‘Mr. Sam’, by his entire name Samuel Moore Walton is the founder of Walmart, the 1990s’ biggest retail chain in the world, and, in 2010, named the world’s largest company.

     Sam Walton was born in 1918 in Kingfisher, Oklahoma. In 1940 he graduated University of Missouri in Columbia, with a degree in economics. He started his career in retail business by getting employed at J.C. Penney Company, in Des Moines, Iowa, a modest enterprise at the time. 

     During World War II, Walton served in an intelligence unit. In 1945, on leaving the military, together with his wife, he moved out to Newport, Arkansas, where, thanks to a loan obtained from his father-in-law, he opened a little store. That was the time of the post-war years when the American economy started to thrive, and, as a result, the average American had access to a variety of home appliances and fashionable items; the free time became a commodity, and generally, life’s optimism started to flourish in a real baby-boom.

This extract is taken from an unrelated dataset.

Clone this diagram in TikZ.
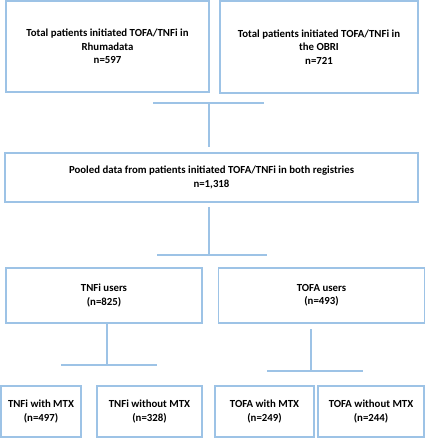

     In 1950, the Waltons arrived in Bentonville, Arkansas, a little town located at the intersection of three states, Kansas, Oklahoma, and Missouri. Here, Sam opened a Ben Franklin store on Walton 5 & 10, located in the town centre. That was a variety store which was selling housewares, hosiery, candy, lingerie, stationery, toiletries, and toys. The 1950s was the decade in which the prosperity of the previous time made further inroads (e.g. Americans were acquiring TVs and cars in record numbers); additionally, the highway system between the states became functional, thus paving the way for various road side opportunities. 

       Sam Walton became an established figure in the small town of North-West Arkansans, he was a member of the city council and in 1961 he purchased the Bank of Bentonville. One year later, at the age of 44, he opened in Rogers, Arkansas his first retail store, Walmart, named like this by the first store manager of the Walton 5 & 10. The name contains Walton’s name and mart, the short version of the word market, the place where people go and buy things. Indeed, the 1960s was a decade that established the market culture, consequently, led to a retail revolution, as in these years an explosion of large self- serve discount stores was recorded.

       With the establishment of his first Walmart shop in 1962, Sam Walton proved that  large discount stores could take firm bases in small, rural areas. His chain, which put together two philosophies otherwise impossible to combine, good services at lower prices, spread throughout the 1960s in the surrounding states, whereas the next decade witnessed its growth into a national chain, which would have its own distribution centre, which would offer complete services, ranging from pharmacies, car care, to jewellery. 

       The 1980s brought constant growth to Walmart, expressed in new concept stores (Sam’s Club, based on membership and bulk quantities purchase, and the so-called super centres, the place where the customer could find the complete range of merchandise for his person, life, and work), and in technological innovations (e.g. the introduction of the bar code scanning and the establishment of Walmart Satellite Network).

         Walmart spread in other Southern American countries such as Mexico, Argentina, and on other continents (e.g. in China) in the 1990s, whereas the years 2000 brought the  idea of accessibility to the next level, the world of the online. The site-to-store programme allows customers to have their online purchases shipped to any of the Walmart store son the American territory. 

            Walmart’s success triggered the development of the small town of Bentonville and of the surrounding area. Bentonville, the place where Sam Walton started his extended retail business, and the host of the global Walmart retail’s headquarters to-day, saw significant economic development due to the fact that many of Walmart’s vendors (merchandise suppliers) opened their offices in the area in order to ensure a swift business connection with Walmart. This further led to a boom of real-estates in Bentonville and around, since all these entities needed office and conference space. 

         ‘Mr. Sam’ died in 1992, after fighting two types of cancer. His enterprise continued to cultivate his founding principles, namely, humbleness and dedication in serving the customer, boldness in finding new ways, even unconventional ones, to satisfy the customers, constant effort to improve the offer of items, as well as the relation with the partners and the customers. What is more relevant however, his personal business model outlived him to the extent that it still represents a viable business recipe. 

          Sam Walton has become the epitome of the modest servant, who could be found in the shop as early as at 4. 30 a.m., who drove the same red 1985 Ford pick up,  who lived in the same house since 1959, meaning long after he became one of the richest man in the USA.   

       As stated above, this personal humbleness was doubled by boldness in his activity.  One of his most important of his ten core business principles (which include appreciating and motivating the business partners and associates, listening to everyone in the company) is swimming upstream. In ‘Mr Sam’s’ own words, swimming upstream means to avoid conventional wisdom: “if everybody else is doing it one way, there’s a good chance you can find your niche by going in exactly the opposite direction“.


     Monte Harris, Images of America: Bentonville, Arcadia Publishing, Charleston, South Carolina, 2010, Chapter Six, Walmart Leads the Way, pp. 103, 109, 110, 111.